* [TASK TO COMPLETE]: From the entries that follow, extract each line holding the string "this".

* [DATA SUPPLIED]:
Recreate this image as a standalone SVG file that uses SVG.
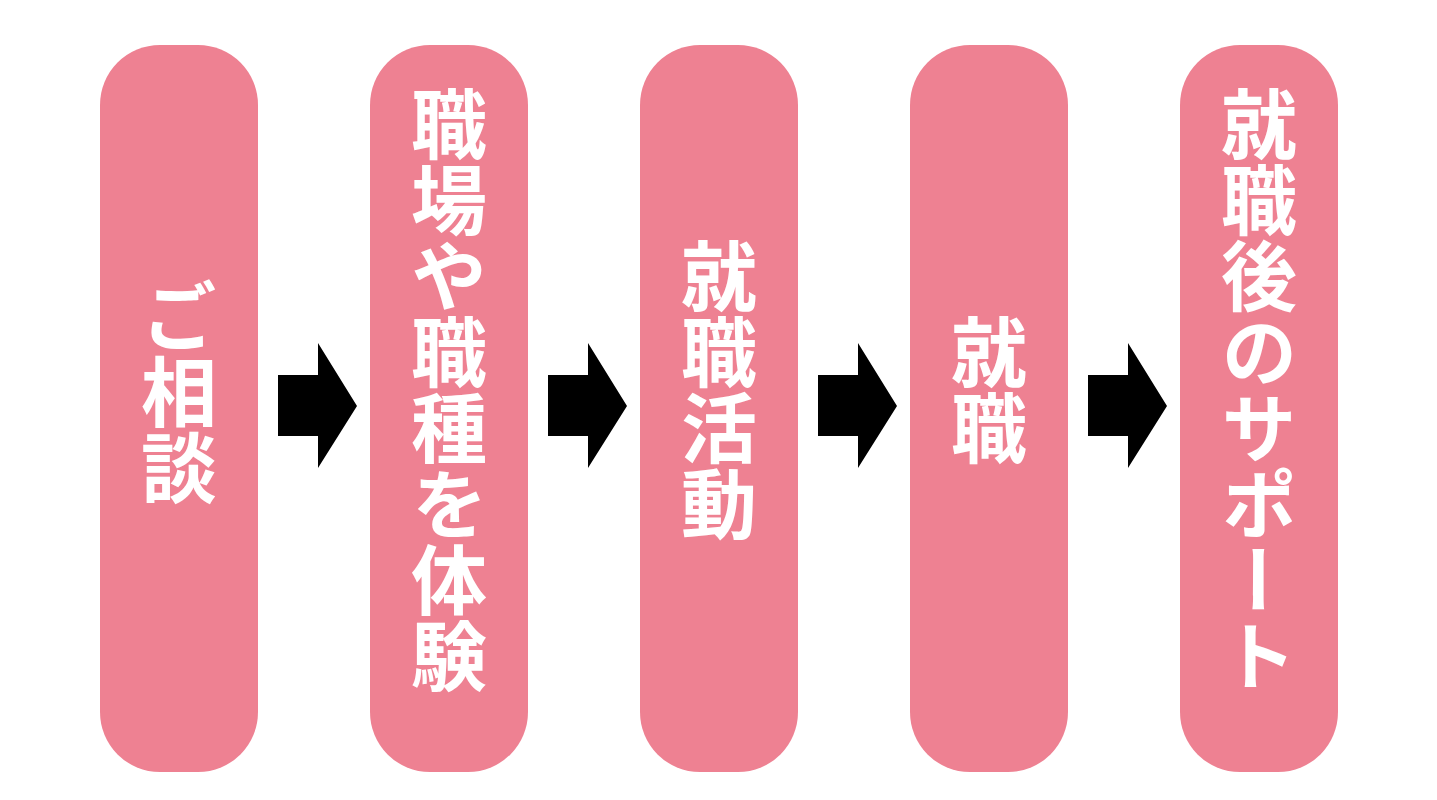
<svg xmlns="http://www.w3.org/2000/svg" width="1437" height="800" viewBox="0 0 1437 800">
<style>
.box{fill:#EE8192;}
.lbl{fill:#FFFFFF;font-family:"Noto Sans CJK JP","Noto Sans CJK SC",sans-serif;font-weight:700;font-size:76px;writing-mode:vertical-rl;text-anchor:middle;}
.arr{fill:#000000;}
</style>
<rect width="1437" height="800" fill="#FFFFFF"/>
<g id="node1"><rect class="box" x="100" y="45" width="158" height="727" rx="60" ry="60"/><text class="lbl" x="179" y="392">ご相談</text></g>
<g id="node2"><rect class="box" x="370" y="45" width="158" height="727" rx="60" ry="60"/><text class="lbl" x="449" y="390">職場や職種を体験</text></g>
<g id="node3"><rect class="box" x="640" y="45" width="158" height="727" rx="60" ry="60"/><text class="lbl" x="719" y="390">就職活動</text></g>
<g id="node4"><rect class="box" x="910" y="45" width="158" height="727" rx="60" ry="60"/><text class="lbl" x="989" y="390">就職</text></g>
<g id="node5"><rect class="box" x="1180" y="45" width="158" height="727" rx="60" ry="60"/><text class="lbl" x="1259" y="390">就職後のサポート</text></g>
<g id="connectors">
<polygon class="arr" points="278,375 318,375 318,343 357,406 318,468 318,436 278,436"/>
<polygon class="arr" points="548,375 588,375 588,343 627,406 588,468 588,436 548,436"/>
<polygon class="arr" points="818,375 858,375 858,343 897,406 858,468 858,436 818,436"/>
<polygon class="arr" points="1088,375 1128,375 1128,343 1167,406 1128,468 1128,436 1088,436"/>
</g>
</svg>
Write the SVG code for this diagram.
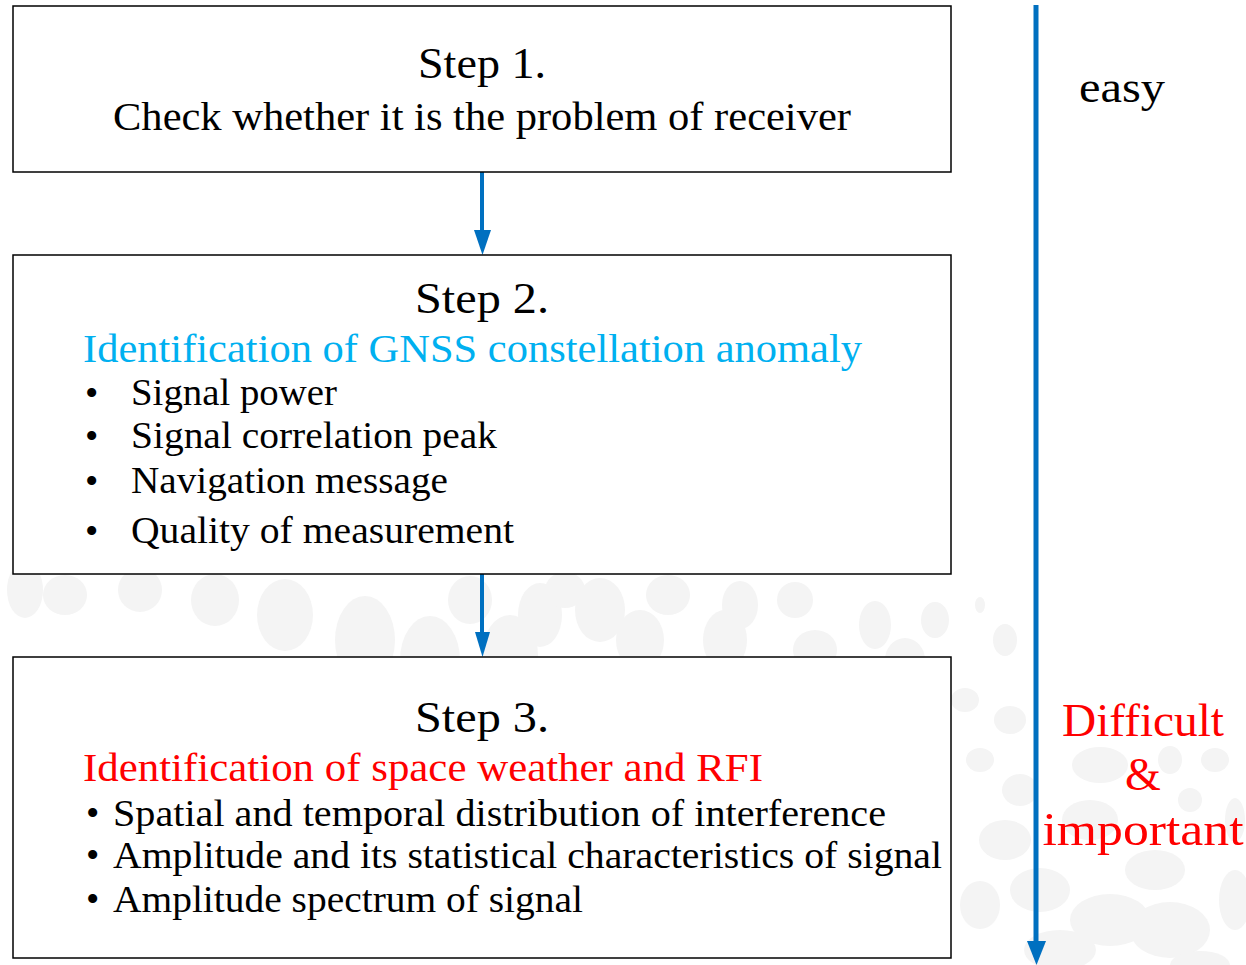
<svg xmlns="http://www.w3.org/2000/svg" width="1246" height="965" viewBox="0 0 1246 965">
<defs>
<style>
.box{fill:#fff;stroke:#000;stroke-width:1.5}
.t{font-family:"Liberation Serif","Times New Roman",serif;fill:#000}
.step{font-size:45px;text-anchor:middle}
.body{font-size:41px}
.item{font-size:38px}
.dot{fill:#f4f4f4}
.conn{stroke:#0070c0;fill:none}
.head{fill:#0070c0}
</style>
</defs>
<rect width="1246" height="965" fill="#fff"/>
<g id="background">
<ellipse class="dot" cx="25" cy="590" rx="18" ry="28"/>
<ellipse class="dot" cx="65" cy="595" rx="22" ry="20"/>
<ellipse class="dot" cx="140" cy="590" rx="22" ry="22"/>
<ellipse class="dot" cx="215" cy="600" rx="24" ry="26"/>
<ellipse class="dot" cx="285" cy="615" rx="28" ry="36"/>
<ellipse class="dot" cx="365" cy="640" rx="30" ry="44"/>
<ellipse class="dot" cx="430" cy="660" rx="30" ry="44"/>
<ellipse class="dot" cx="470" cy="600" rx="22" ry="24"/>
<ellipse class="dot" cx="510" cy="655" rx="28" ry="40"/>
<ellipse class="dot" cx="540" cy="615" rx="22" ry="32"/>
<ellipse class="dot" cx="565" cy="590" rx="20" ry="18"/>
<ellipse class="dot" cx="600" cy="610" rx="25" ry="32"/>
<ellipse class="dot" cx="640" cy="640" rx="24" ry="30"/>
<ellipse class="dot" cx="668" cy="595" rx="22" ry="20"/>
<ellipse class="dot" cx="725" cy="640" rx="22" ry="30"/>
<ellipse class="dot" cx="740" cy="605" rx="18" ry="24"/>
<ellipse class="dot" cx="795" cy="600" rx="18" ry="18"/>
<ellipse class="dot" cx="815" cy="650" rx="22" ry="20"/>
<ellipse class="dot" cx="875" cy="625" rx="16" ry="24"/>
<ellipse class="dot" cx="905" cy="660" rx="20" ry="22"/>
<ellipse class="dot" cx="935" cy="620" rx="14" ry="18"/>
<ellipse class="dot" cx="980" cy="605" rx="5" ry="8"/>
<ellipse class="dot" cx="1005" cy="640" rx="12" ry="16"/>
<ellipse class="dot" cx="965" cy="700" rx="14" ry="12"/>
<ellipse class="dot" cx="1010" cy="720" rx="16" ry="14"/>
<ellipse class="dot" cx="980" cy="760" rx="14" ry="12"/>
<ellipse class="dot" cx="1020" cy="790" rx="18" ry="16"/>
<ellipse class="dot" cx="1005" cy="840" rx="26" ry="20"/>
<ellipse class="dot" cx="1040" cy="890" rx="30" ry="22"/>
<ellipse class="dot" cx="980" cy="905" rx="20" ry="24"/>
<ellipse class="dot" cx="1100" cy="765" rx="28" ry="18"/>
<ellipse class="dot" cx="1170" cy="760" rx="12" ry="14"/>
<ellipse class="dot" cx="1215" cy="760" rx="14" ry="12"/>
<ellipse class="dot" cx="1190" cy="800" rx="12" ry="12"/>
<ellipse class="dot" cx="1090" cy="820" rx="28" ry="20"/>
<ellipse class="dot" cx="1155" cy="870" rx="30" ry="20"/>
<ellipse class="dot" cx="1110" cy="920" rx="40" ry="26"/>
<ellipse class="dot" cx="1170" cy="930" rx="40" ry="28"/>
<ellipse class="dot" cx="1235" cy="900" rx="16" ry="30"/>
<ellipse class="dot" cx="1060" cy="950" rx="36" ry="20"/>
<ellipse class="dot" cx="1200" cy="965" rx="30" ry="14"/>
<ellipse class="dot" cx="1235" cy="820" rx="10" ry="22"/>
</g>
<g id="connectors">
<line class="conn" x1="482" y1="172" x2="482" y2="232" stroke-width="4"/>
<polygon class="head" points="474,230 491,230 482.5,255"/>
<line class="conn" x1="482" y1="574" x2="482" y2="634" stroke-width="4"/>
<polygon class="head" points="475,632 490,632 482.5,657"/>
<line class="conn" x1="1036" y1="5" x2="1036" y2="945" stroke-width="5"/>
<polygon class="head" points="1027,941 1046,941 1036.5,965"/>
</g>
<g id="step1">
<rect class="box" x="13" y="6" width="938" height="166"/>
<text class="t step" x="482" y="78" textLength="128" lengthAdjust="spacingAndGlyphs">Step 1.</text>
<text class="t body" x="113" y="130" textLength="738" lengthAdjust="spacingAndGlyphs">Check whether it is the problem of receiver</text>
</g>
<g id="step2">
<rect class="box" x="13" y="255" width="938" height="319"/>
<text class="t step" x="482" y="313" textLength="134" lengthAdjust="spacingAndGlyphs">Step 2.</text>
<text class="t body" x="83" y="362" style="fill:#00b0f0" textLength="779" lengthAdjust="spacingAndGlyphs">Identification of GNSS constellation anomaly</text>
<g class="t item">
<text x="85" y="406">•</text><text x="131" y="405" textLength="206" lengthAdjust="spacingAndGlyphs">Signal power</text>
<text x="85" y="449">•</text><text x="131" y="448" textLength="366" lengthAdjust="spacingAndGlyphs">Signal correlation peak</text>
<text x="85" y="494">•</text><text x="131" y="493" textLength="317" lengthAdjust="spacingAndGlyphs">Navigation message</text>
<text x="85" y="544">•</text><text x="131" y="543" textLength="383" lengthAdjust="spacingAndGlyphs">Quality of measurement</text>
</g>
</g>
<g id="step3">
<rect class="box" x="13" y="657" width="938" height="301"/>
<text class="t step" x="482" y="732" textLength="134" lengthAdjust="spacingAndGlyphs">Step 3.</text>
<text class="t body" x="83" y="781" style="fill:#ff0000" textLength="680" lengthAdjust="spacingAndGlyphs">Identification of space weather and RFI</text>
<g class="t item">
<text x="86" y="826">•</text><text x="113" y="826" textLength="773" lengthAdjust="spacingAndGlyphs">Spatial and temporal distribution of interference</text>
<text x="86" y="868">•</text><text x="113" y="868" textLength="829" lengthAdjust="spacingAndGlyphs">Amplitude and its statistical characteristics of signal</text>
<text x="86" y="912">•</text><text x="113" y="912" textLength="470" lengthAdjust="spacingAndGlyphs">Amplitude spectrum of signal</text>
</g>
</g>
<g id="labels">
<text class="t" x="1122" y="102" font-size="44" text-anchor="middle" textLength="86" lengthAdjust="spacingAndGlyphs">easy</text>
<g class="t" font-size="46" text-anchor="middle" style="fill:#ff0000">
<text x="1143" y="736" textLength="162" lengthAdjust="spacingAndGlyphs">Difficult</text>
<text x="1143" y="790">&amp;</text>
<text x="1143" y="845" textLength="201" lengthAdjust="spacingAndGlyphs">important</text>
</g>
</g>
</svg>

* [THE RESULT]:
Recreate this image as a standalone SVG file that uses SVG.
Write the SVG code for this diagram.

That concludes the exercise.